GIVEN INSTRUCTION:
Transcribe the material verbatim in full; the pictures do not belong in the copy.
__________
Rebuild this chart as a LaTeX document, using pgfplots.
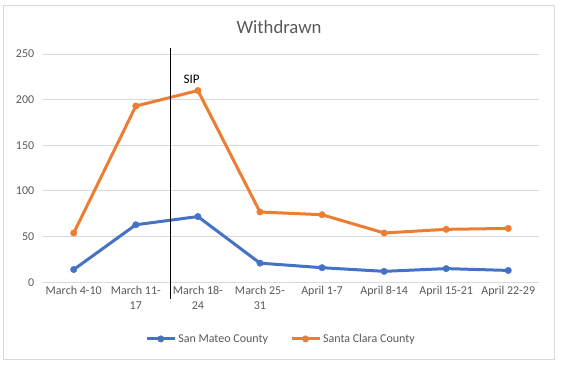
\documentclass[border=0pt]{standalone}
\usepackage{pgfplots}
\pgfplotsset{compat=1.18}
\usepackage{fontspec}
\setmainfont{Carlito}
\definecolor{txt}{HTML}{595959}
\definecolor{grd}{HTML}{D9D9D9}
\definecolor{sm}{HTML}{4472C4}
\definecolor{sc}{HTML}{ED7D31}
\begin{document}
\begin{tikzpicture}[x=1pt,y=1pt]
\useasboundingbox (0,0) rectangle (562,365);
\draw[grd, line width=1pt] (3.5,6) rectangle (554,359);
\node[txt, font=\fontsize{18.7}{22}\selectfont] at (279,338) {Withdrawn};
\begin{axis}[
  at={(42.7pt,82.7pt)}, anchor=south west,
  scale only axis, width=496.6pt, height=228.3pt,
  xmin=-0.5, xmax=7.5, ymin=0, ymax=250,
  ytick={0,50,...,250},
  xtick={0,...,7},
  xticklabels={March 4-10, {March 11-\\17}, {March 18-\\24}, {March 25-\\31}, April 1-7, April 8-14, April 15-21, April 22-29},
  xticklabel style={align=center, font=\fontsize{12}{15}\selectfont, text=txt},
  yticklabel style={font=\fontsize{12}{14}\selectfont, text=txt, xshift=-5pt},
  /pgf/number format/assume math mode=true,
  ymajorgrids, grid style={grd, line width=1pt},
  axis line style={draw=none},
  axis x line*=bottom, axis y line*=left,
  x axis line style={draw=grd, line width=1pt},
  tick style={draw=none},
  major tick length=0pt,
  clip=false,
  legend columns=2,
  legend style={at={(0.48,-0.248)}, anchor=center, draw=none, fill=none,
    font=\fontsize{12}{14}\selectfont, text=txt,
    /tikz/every even column/.append style={column sep=20pt}},
  legend image code/.code={
    \draw[#1, mark=none] (0pt,0pt) -- (28pt,0pt);
    \draw[#1, only marks] plot coordinates {(14pt,0pt)};
  },
]
\addplot[sm, line width=3pt, mark=*, mark size=3.2pt, mark options={solid, line width=0.5pt}]
  coordinates {(0,14) (1,63) (2,72) (3,21) (4,16) (5,12) (6,15) (7,13)};
\addlegendentry{San Mateo County}
\addplot[sc, line width=3pt, mark=*, mark size=3.2pt, mark options={solid, line width=0.5pt}]
  coordinates {(0,54) (1,193) (2,210) (3,77) (4,74) (5,54) (6,58) (7,59)};
\addlegendentry{Santa Clara County}
\addplot[black, line width=1pt, forget plot] coordinates {(1.555,-18) (1.555,257)};
\node[font=\fontsize{13}{15}\selectfont, black] at (axis cs:1.9,222) {SIP};
\end{axis}
\end{tikzpicture}
\end{document}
__________
EXERCISE SOLUTION:
Rebuild this chart as a LaTeX document, using pgfplots.
\documentclass[border=0pt]{standalone}
\usepackage{pgfplots}
\pgfplotsset{compat=1.18}
\usepackage{fontspec}
\setmainfont{Carlito}
\definecolor{txt}{HTML}{595959}
\definecolor{grd}{HTML}{D9D9D9}
\definecolor{sm}{HTML}{4472C4}
\definecolor{sc}{HTML}{ED7D31}
\begin{document}
\begin{tikzpicture}[x=1pt,y=1pt]
\useasboundingbox (0,0) rectangle (562,365);
\draw[grd, line width=1pt] (3.5,6) rectangle (554,359);
\node[txt, font=\fontsize{18.7}{22}\selectfont] at (279,338) {Withdrawn};
\begin{axis}[
  at={(42.7pt,82.7pt)}, anchor=south west,
  scale only axis, width=496.6pt, height=228.3pt,
  xmin=-0.5, xmax=7.5, ymin=0, ymax=250,
  ytick={0,50,...,250},
  xtick={0,...,7},
  xticklabels={March 4-10, {March 11-\\17}, {March 18-\\24}, {March 25-\\31}, April 1-7, April 8-14, April 15-21, April 22-29},
  xticklabel style={align=center, font=\fontsize{12}{15}\selectfont, text=txt},
  yticklabel style={font=\fontsize{12}{14}\selectfont, text=txt, xshift=-5pt},
  /pgf/number format/assume math mode=true,
  ymajorgrids, grid style={grd, line width=1pt},
  axis line style={draw=none},
  axis x line*=bottom, axis y line*=left,
  x axis line style={draw=grd, line width=1pt},
  tick style={draw=none},
  major tick length=0pt,
  clip=false,
  legend columns=2,
  legend style={at={(0.48,-0.248)}, anchor=center, draw=none, fill=none,
    font=\fontsize{12}{14}\selectfont, text=txt,
    /tikz/every even column/.append style={column sep=20pt}},
  legend image code/.code={
    \draw[#1, mark=none] (0pt,0pt) -- (28pt,0pt);
    \draw[#1, only marks] plot coordinates {(14pt,0pt)};
  },
]
\addplot[sm, line width=3pt, mark=*, mark size=3.2pt, mark options={solid, line width=0.5pt}]
  coordinates {(0,14) (1,63) (2,72) (3,21) (4,16) (5,12) (6,15) (7,13)};
\addlegendentry{San Mateo County}
\addplot[sc, line width=3pt, mark=*, mark size=3.2pt, mark options={solid, line width=0.5pt}]
  coordinates {(0,54) (1,193) (2,210) (3,77) (4,74) (5,54) (6,58) (7,59)};
\addlegendentry{Santa Clara County}
\addplot[black, line width=1pt, forget plot] coordinates {(1.555,-18) (1.555,257)};
\node[font=\fontsize{13}{15}\selectfont, black] at (axis cs:1.9,222) {SIP};
\end{axis}
\end{tikzpicture}
\end{document}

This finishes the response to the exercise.